This weekend’s two new major releases, The November Man and As Above, So Below, will likely do modest business over the coming three days. Instead, look for summer’s largest success, Guardians of the Galaxy, to once again lay claim to the No. 1 spot at the box office. Teenage Mutant Ninja Turtles shouldn’t be too far behind.

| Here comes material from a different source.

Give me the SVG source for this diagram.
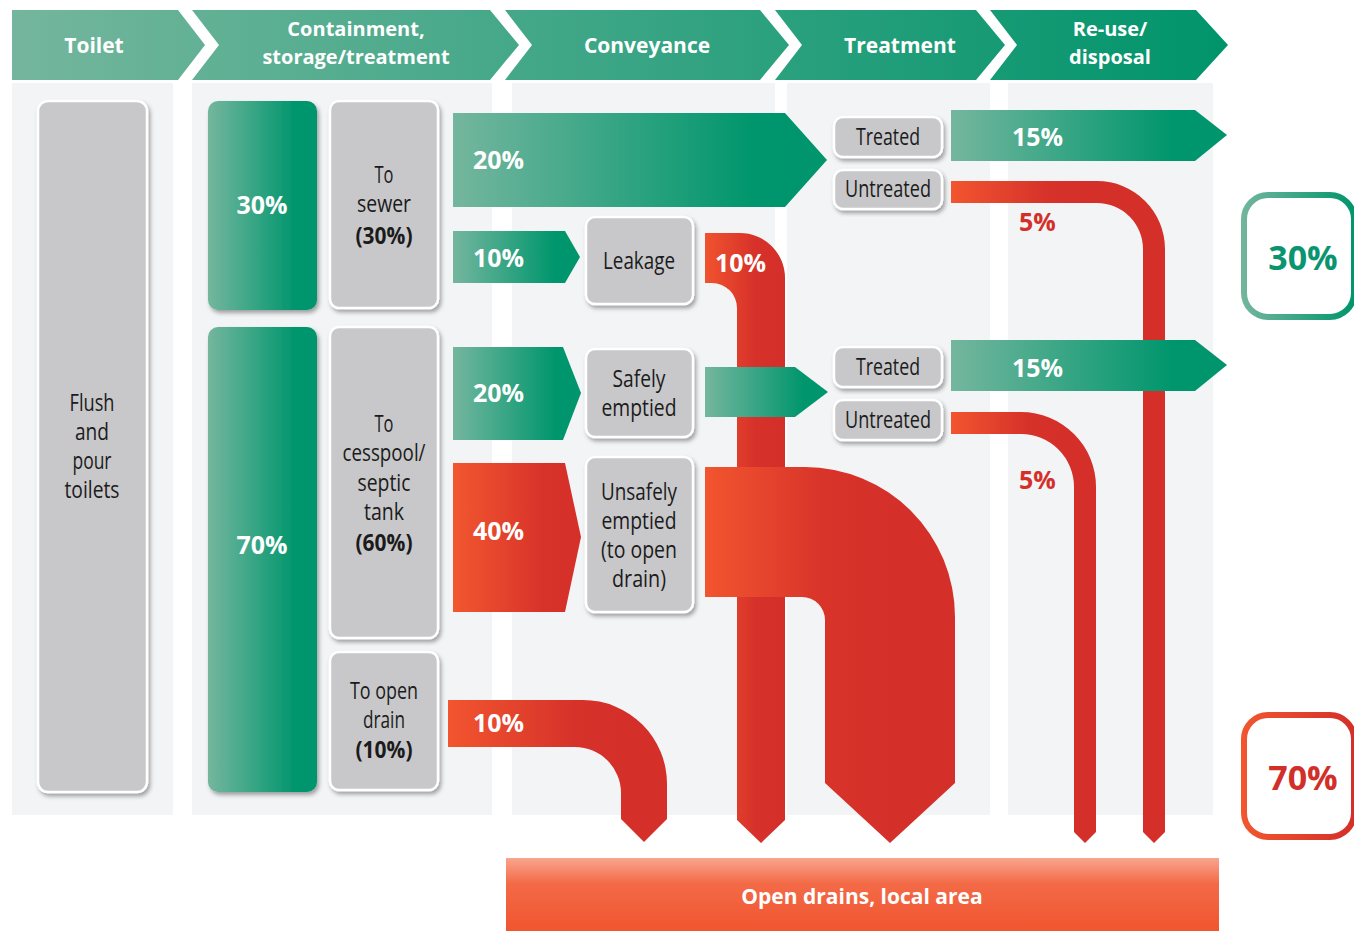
<svg xmlns="http://www.w3.org/2000/svg" width="1354" height="931" viewBox="0 0 1354 931">
<defs>
<linearGradient id="gHead" gradientUnits="userSpaceOnUse" x1="12" y1="0" x2="1228" y2="0"><stop offset="0" stop-color="#74b69d"/><stop offset="1" stop-color="#00946b"/></linearGradient>
<linearGradient id="gG" x1="0" y1="0" x2="1" y2="0"><stop offset="0" stop-color="#74b69e"/><stop offset="0.8" stop-color="#00966d"/><stop offset="1" stop-color="#00956c"/></linearGradient>
<linearGradient id="gR" x1="0" y1="0" x2="1" y2="0"><stop offset="0" stop-color="#f2572f"/><stop offset="0.7" stop-color="#d8332a"/><stop offset="1" stop-color="#d42f29"/></linearGradient>
<linearGradient id="gLeak" gradientUnits="userSpaceOnUse" x1="705" y1="0" x2="790" y2="0"><stop offset="0" stop-color="#f0532e"/><stop offset="0.6" stop-color="#d6312a"/><stop offset="1" stop-color="#d32e29"/></linearGradient>
<linearGradient id="gBig" gradientUnits="userSpaceOnUse" x1="705" y1="0" x2="900" y2="0"><stop offset="0" stop-color="#f2552f"/><stop offset="0.6" stop-color="#d8342a"/><stop offset="1" stop-color="#d42f29"/></linearGradient>
<linearGradient id="gDrain" gradientUnits="userSpaceOnUse" x1="448" y1="0" x2="630" y2="0"><stop offset="0" stop-color="#f2552f"/><stop offset="0.7" stop-color="#d6322a"/><stop offset="1" stop-color="#d42f29"/></linearGradient>
<linearGradient id="gU1" gradientUnits="userSpaceOnUse" x1="951" y1="0" x2="1090" y2="0"><stop offset="0" stop-color="#f2552f"/><stop offset="0.7" stop-color="#d6322a"/><stop offset="1" stop-color="#d42f29"/></linearGradient>
<linearGradient id="gU2" gradientUnits="userSpaceOnUse" x1="951" y1="0" x2="1060" y2="0"><stop offset="0" stop-color="#f2552f"/><stop offset="0.7" stop-color="#d6322a"/><stop offset="1" stop-color="#d42f29"/></linearGradient>
<linearGradient id="gBar" x1="0" y1="0" x2="0" y2="1"><stop offset="0" stop-color="#f9a58e"/><stop offset="0.35" stop-color="#f36a47"/><stop offset="1" stop-color="#f0552f"/></linearGradient>
<linearGradient id="gGS" gradientUnits="userSpaceOnUse" x1="1240" y1="0" x2="1354" y2="0"><stop offset="0" stop-color="#74b69e"/><stop offset="1" stop-color="#00956c"/></linearGradient>
<linearGradient id="gRS" gradientUnits="userSpaceOnUse" x1="1240" y1="0" x2="1354" y2="0"><stop offset="0" stop-color="#f2572f"/><stop offset="1" stop-color="#d42f29"/></linearGradient>
<filter id="sh" x="-20%" y="-10%" width="140%" height="130%"><feDropShadow dx="2" dy="3" stdDeviation="2.2" flood-color="#000" flood-opacity="0.35"/></filter>
<style>
.hd{font-family:"Open Sans","Noto Sans",sans-serif;font-weight:700;font-size:21px;fill:#fff;text-anchor:middle}
.hd2{font-family:"Open Sans","Noto Sans",sans-serif;font-weight:700;font-size:20px;fill:#fff;text-anchor:middle}
.lb{font-family:"Open Sans","Noto Sans",sans-serif;font-size:23px;fill:#1b1b1b;text-anchor:middle}
.lbb{font-family:"Open Sans","Noto Sans",sans-serif;font-weight:700;font-size:23px;fill:#1b1b1b;text-anchor:middle}
.pc{font-family:"Open Sans","Noto Sans",sans-serif;font-weight:700;font-size:25px;fill:#fff}
.pcm{font-family:"Open Sans","Noto Sans",sans-serif;font-weight:700;font-size:25px;fill:#fff;text-anchor:middle}
.red5{font-family:"Open Sans","Noto Sans",sans-serif;font-weight:700;font-size:25px;fill:#d3302a}
.big{font-family:"Open Sans","Noto Sans",sans-serif;font-weight:700;font-size:34px;text-anchor:middle}
.grey{fill:#c8c8ca;stroke:#fff;stroke-width:2.5;filter:url(#sh)}
.gbox{fill:url(#gG);filter:url(#sh)}
.col{fill:#f3f4f6}
</style>
</defs>
<rect width="1354" height="931" fill="#fff"/>

<g id="columns">
<rect class="col" x="12" y="83" width="161" height="732"/>
<rect class="col" x="192" y="83" width="300" height="732"/>
<rect class="col" x="512" y="83" width="263" height="732"/>
<rect class="col" x="787" y="83" width="203" height="732"/>
<rect class="col" x="1008" y="83" width="205" height="732"/>
</g>

<g id="header">
<path d="M12,10 H178 L205,45 L178,80 H12 Z" fill="url(#gHead)"/>
<path d="M192,10 H490 L519,45 L490,80 H192 L219,45 Z" fill="url(#gHead)"/>
<path d="M505,10 H760 L789,45 L760,80 H505 L532,45 Z" fill="url(#gHead)"/>
<path d="M775,10 H976 L1005,45 L976,80 H775 L802,45 Z" fill="url(#gHead)"/>
<path d="M990,10 H1196 L1228,45 L1196,80 H990 L1017,45 Z" fill="url(#gHead)"/>
<text class="hd" x="94" y="53">Toilet</text>
<text class="hd2" x="356" y="35.5">Containment,</text>
<text class="hd2" x="356" y="63.5">storage/treatment</text>
<text class="hd" x="647" y="53">Conveyance</text>
<text class="hd" x="900" y="53">Treatment</text>
<text class="hd2" x="1110" y="35.5">Re-use/</text>
<text class="hd2" x="1110" y="63.5">disposal</text>
</g>

<g id="connectors">
<path id="pipe-leak" d="M705,233 H740 A45,45 0 0 1 785,278 V820 L761,843 L737,820 V308 A25,25 0 0 0 712,283 H705 Z" fill="url(#gLeak)"/>
<path id="pipe-big" d="M705,467 H805 A150,150 0 0 1 955,617 V783 L890,843 L825,783 V620 A23,23 0 0 0 802,597 H705 Z" fill="url(#gBig)"/>
<path id="pipe-drain" d="M448,700 H583 A84,84 0 0 1 667,784 V819 L644,842 L621,819 V793 A46,46 0 0 0 575,747 H448 Z" fill="url(#gDrain)"/>
<path id="pipe-u1" d="M951,181 H1097 A68,68 0 0 1 1165,249 V832 L1154,843 L1143,832 V249 A46,46 0 0 0 1097,203 H951 Z" fill="url(#gU1)"/>
<path id="pipe-u2" d="M951,412 H1021 A75,75 0 0 1 1096,487 V832 L1085,843 L1074,832 V487 A53,53 0 0 0 1021,434 H951 Z" fill="url(#gU2)"/>
<path id="arrow-20a" d="M453,113 H785 L827,160 L785,207 H453 Z" fill="url(#gG)"/>
<path id="arrow-10a" d="M453,231 H565 L580,257 L565,283 H453 Z" fill="url(#gG)"/>
<path id="arrow-20b" d="M453,347 H563 L581,393 L563,440 H453 Z" fill="url(#gG)"/>
<path id="arrow-40" d="M453,463 H565 L581,537 L565,612 H453 Z" fill="url(#gR)"/>
<path id="arrow-safe" d="M705,367 H795 L828,392 L795,417 H705 Z" fill="url(#gG)"/>
<path id="arrow-15a" d="M951,110 H1195 L1227,135 L1195,161 H951 Z" fill="url(#gG)"/>
<path id="arrow-15b" d="M951,340 H1195 L1227,365 L1195,391 H951 Z" fill="url(#gG)"/>
<text class="pc" x="473" y="169">20%</text>
<text class="pc" x="473" y="267">10%</text>
<text class="pc" x="473" y="402">20%</text>
<text class="pc" x="473" y="540">40%</text>
<text class="pc" x="473" y="732">10%</text>
<text class="pc" x="715" y="272">10%</text>
<text class="pc" x="1012" y="146">15%</text>
<text class="pc" x="1012" y="377">15%</text>
<text class="red5" x="1019" y="231">5%</text>
<text class="red5" x="1019" y="489">5%</text>
</g>

<g id="node-toilet">
<rect class="grey" x="38" y="101" width="109" height="691" rx="10"/>
<text class="lb" x="92" y="411" textLength="45" lengthAdjust="spacingAndGlyphs">Flush</text>
<text class="lb" x="92" y="440" textLength="34" lengthAdjust="spacingAndGlyphs">and</text>
<text class="lb" x="92" y="469" textLength="39" lengthAdjust="spacingAndGlyphs">pour</text>
<text class="lb" x="92" y="498" textLength="55" lengthAdjust="spacingAndGlyphs">toilets</text>
</g>

<g id="node-30">
<rect class="gbox" x="208" y="101" width="109" height="209" rx="10"/>
<text class="pcm" x="262" y="214">30%</text>
</g>
<g id="node-70">
<rect class="gbox" x="208" y="327" width="109" height="465" rx="10"/>
<text class="pcm" x="262" y="554">70%</text>
</g>

<g id="node-sewer">
<rect class="grey" x="330" y="101" width="108" height="207" rx="9"/>
<text class="lb" x="384" y="183" textLength="19" lengthAdjust="spacingAndGlyphs">To</text>
<text class="lb" x="384" y="212" textLength="54" lengthAdjust="spacingAndGlyphs">sewer</text>
<text class="lbb" x="384" y="244" textLength="57" lengthAdjust="spacingAndGlyphs">(30%)</text>
</g>

<g id="node-cesspool">
<rect class="grey" x="330" y="327" width="108" height="311" rx="9"/>
<text class="lb" x="384" y="432" textLength="19" lengthAdjust="spacingAndGlyphs">To</text>
<text class="lb" x="384" y="461" textLength="83" lengthAdjust="spacingAndGlyphs">cesspool/</text>
<text class="lb" x="384" y="491" textLength="53" lengthAdjust="spacingAndGlyphs">septic</text>
<text class="lb" x="384" y="520" textLength="40" lengthAdjust="spacingAndGlyphs">tank</text>
<text class="lbb" x="384" y="551" textLength="57" lengthAdjust="spacingAndGlyphs">(60%)</text>
</g>

<g id="node-opendrain">
<rect class="grey" x="330" y="652" width="108" height="138" rx="9"/>
<text class="lb" x="384" y="699" textLength="68" lengthAdjust="spacingAndGlyphs">To open</text>
<text class="lb" x="384" y="728" textLength="42" lengthAdjust="spacingAndGlyphs">drain</text>
<text class="lbb" x="384" y="758" textLength="57" lengthAdjust="spacingAndGlyphs">(10%)</text>
</g>

<g id="node-leakage">
<rect class="grey" x="586" y="217" width="107" height="87" rx="9"/>
<text class="lb" x="639" y="269" textLength="72" lengthAdjust="spacingAndGlyphs">Leakage</text>
</g>

<g id="node-safely">
<rect class="grey" x="586" y="349" width="107" height="88" rx="9"/>
<text class="lb" x="639" y="387" textLength="53" lengthAdjust="spacingAndGlyphs">Safely</text>
<text class="lb" x="639" y="416" textLength="75" lengthAdjust="spacingAndGlyphs">emptied</text>
</g>

<g id="node-unsafely">
<rect class="grey" x="586" y="457" width="107" height="155" rx="9"/>
<text class="lb" x="639" y="500" textLength="76" lengthAdjust="spacingAndGlyphs">Unsafely</text>
<text class="lb" x="639" y="529" textLength="75" lengthAdjust="spacingAndGlyphs">emptied</text>
<text class="lb" x="639" y="558" textLength="76" lengthAdjust="spacingAndGlyphs">(to open</text>
<text class="lb" x="639" y="587" textLength="54" lengthAdjust="spacingAndGlyphs">drain)</text>
</g>

<g id="node-treated1">
<rect class="grey" x="834" y="117" width="108" height="40" rx="9"/>
<text class="lb" x="888" y="145" textLength="64" lengthAdjust="spacingAndGlyphs">Treated</text>
</g>
<g id="node-untreated1">
<rect class="grey" x="834" y="170" width="108" height="39" rx="9"/>
<text class="lb" x="888" y="197" textLength="86" lengthAdjust="spacingAndGlyphs">Untreated</text>
</g>
<g id="node-treated2">
<rect class="grey" x="834" y="347" width="108" height="40" rx="9"/>
<text class="lb" x="888" y="375" textLength="64" lengthAdjust="spacingAndGlyphs">Treated</text>
</g>
<g id="node-untreated2">
<rect class="grey" x="834" y="400" width="108" height="40" rx="9"/>
<text class="lb" x="888" y="428" textLength="86" lengthAdjust="spacingAndGlyphs">Untreated</text>
</g>

<g id="node-total30">
<rect x="1244" y="195" width="110" height="122" rx="24" fill="#fff" stroke="url(#gGS)" stroke-width="6"/>
<text class="big" x="1303" y="270" fill="#0a9570">30%</text>
</g>
<g id="node-total70">
<rect x="1244" y="715" width="110" height="122" rx="24" fill="#fff" stroke="url(#gRS)" stroke-width="6"/>
<text class="big" x="1303" y="790" fill="#d1302a">70%</text>
</g>

<g id="node-opendrains">
<rect x="506" y="858" width="713" height="73" fill="url(#gBar)"/>
<text class="hd" x="862" y="904">Open drains, local area</text>
</g>
</svg>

Galaxy should rake in another $13 or $14 million this weekend, while the Turtles will likely enjoy an $11 to $12 million haul. The November Man, in which Pierce Brosnan makes like Liam Neeson and Kevin Costner before him, playing an aging operative roped back into the game, already opened on Wednesday. The film’s debut was a bit soft, not that mid-week openings lend themselves to fireworks: It opened at No. 5 with $862,000. For a six-day total, The November Man is facing $9 to $12 million in returns.
That’s a bit better, or should be, than As Above, So Below. The horror flick stars “Mad Men’s” Ben Feldman and is set in the catacombs of Paris. (Given the film’s poor reviews, 33 percent rotten on Rotten Tomatoes, its location may be the coolest thing about it.) Where November Man opens in 2,750 theatres, As Above, So Below will screen in 2,637 locations. Its total for the holiday weekend should work out to roughly $10 million.

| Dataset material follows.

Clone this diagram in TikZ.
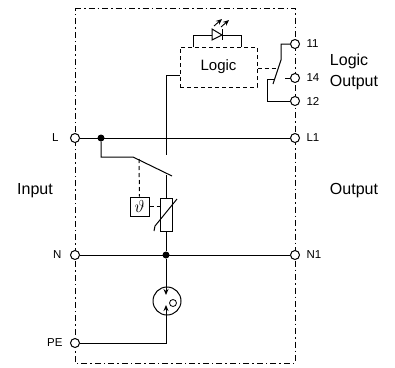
\documentclass[tikz,border=0pt]{standalone}
\usepackage{fontspec}
\setmainfont{Liberation Sans}
\usetikzlibrary{arrows.meta, positioning}
\tikzset{
    terminal/.style={circle, draw=black, line width=1pt, fill=white, inner sep=0pt, minimum size=9pt},
    junction/.style={circle, fill=black, inner sep=0pt, minimum size=7pt},
    wire/.style={draw=black, line width=1pt},
    linkage/.style={draw=black, line width=1pt, dash pattern=on 4pt off 3pt},
    housing/.style={draw=black, line width=1pt, dash pattern=on 6pt off 3pt on 1.5pt off 3pt},
    logicblock/.style={rectangle, draw=black, line width=1pt, dash pattern=on 4pt off 3pt,
        minimum width=77pt, minimum height=40pt, font=\fontsize{15}{17}\selectfont},
    pinlabel/.style={font=\fontsize{11.5}{13}\selectfont},
    sidelabel/.style={font=\fontsize{16}{20.5}\selectfont, align=left}
}
\begin{document}
\begin{tikzpicture}[x=1pt, y=-1pt]
    \useasboundingbox (0,0) rectangle (395,367);

    % Housing
    \draw[housing] (75,8) -- (295,8) -- (295,363) -- (75,363) -- cycle;

    % Terminals
    \node[terminal] (L) at (75,138) {};
    \node[terminal] (N) at (75,255) {};
    \node[terminal] (PE) at (75,343) {};
    \node[terminal] (L1) at (295,138) {};
    \node[terminal] (N1) at (295,255) {};
    \node[terminal] (T11) at (295,44) {};
    \node[terminal] (T14) at (295,78) {};
    \node[terminal] (T12) at (295,101) {};

    % Labels
    \node[pinlabel, left=8pt of L] (labelL) {L};
    \node[pinlabel, left=5pt of N] (labelN) {N};
    \node[pinlabel, left=4pt of PE] (labelPE) {PE};
    \node[pinlabel, right=3pt of L1] (labelLone) {L1};
    \node[pinlabel, right=3pt of N1] (labelNone) {N1};
    \node[pinlabel, right=3pt of T11] (labelA) {11};
    \node[pinlabel, right=3pt of T14] (labelB) {14};
    \node[pinlabel, right=3pt of T12] (labelC) {12};
    \node[sidelabel] (input) at (35,191) {Input};
    \node[sidelabel] (output) at (354,191) {Output};
    \node[sidelabel] (logicout) at (354,72) {Logic\\Output};

    % Junctions
    \node[junction] (jL) at (101,138) {};
    \node[junction] (jN) at (166,255) {};
    \draw[wire] (L) -- (L1);
    \draw[wire] (N) -- (N1);

    % Logic block and LED
    \node[logicblock] (logic) at (218.5,67) {Logic};
    \coordinate (ledleft) at (193.5,47);
    \coordinate (ledright) at (241,47);
    \draw[wire] (ledleft) -- (193.5,35) -- (212,35);
    \draw[wire] (222,35) -- (241,35) -- (ledright);
    \draw[wire] (212,29) -- (222,35) -- (212,40) -- cycle;
    \draw[wire] (222,29) -- (222,40);
    \draw[line width=0.9pt, -{Stealth[length=6pt, width=5pt]}] (214,26) -- (222,19);
    \draw[line width=0.9pt, -{Stealth[length=6pt, width=5pt]}] (221,27) -- (229,20);

    % Line from logic
    \coordinate (crossend) at (166,155);
    \draw[wire] (logic.west |- 0,75) -- (166,75) -- (crossend);

    % Relay contact
    \coordinate (relaytop) at (281,60);
    \coordinate (relayend) at (273,84);
    \draw[wire] (T11) -- (281,44) -- (relaytop) -- (relayend);
    \draw[wire] (T14) -- (285,78);
    \draw[wire] (T12) -- (267,101) -- (267,79) -- (275,79);
    \draw[linkage] (logic.east |- 0,68) -- (278,68);

    % Thermal disconnect
    \coordinate (switchpivot) at (133,157);
    \coordinate (switchend) at (172,176);
    \draw[wire] (jL) -- (101,157) -- (switchpivot) -- (switchend);
    \node[rectangle, draw=black, line width=1pt, minimum size=19pt, inner sep=0pt,
        font=\fontsize{18}{20}\selectfont] (theta) at (139.5,206.5) {$\vartheta$};
    \draw[linkage] (139,159) -- (theta.north);

    % Varistor
    \node[rectangle, draw=black, line width=1pt, minimum width=11.5pt, minimum height=33pt,
        inner sep=0pt] (varistor) at (166.5,214.5) {};
    \draw[wire] (166,175) -- (varistor.north -| 166,0);
    \draw[wire] (varistor.south -| 166,0) -- (jN);
    \draw[linkage] (theta.east) -- (varistor.west |- theta.east);
    \draw[wire] (177,199) -- (155,226) -- (154,231);

    % Gas discharge tube
    \node[circle, draw=black, line width=1pt, minimum size=28pt, inner sep=0pt] (tube) at (167,301) {};
    \node[circle, draw=black, line width=0.8pt, minimum size=7pt, inner sep=0pt] (tubedot) at (173,303) {};
    \draw[wire, -{Stealth[length=6pt, width=5pt]}] (jN) -- (166,295);
    \draw[wire, -{Stealth[length=6pt, width=5pt]}] (PE) -- (166,343) -- (166,305);
\end{tikzpicture}
\end{document}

The specialty box office offers a few more films of note. Life of Crime, adapted from an Elmore Leonard novel and starring Jennifer Aniston, also opens today, as does the well-reviewed Brit prison film, Starred Up.
Given the overall weak showing of this summer’s box office (despite Herculean efforts by Transformers: Age of Extinction, Guardians of the Galaxy, and Teenage Mutant Ninja Turtles, B.O. was down 15 percent from last summer), studio execs must be pleased to see this season come to a close.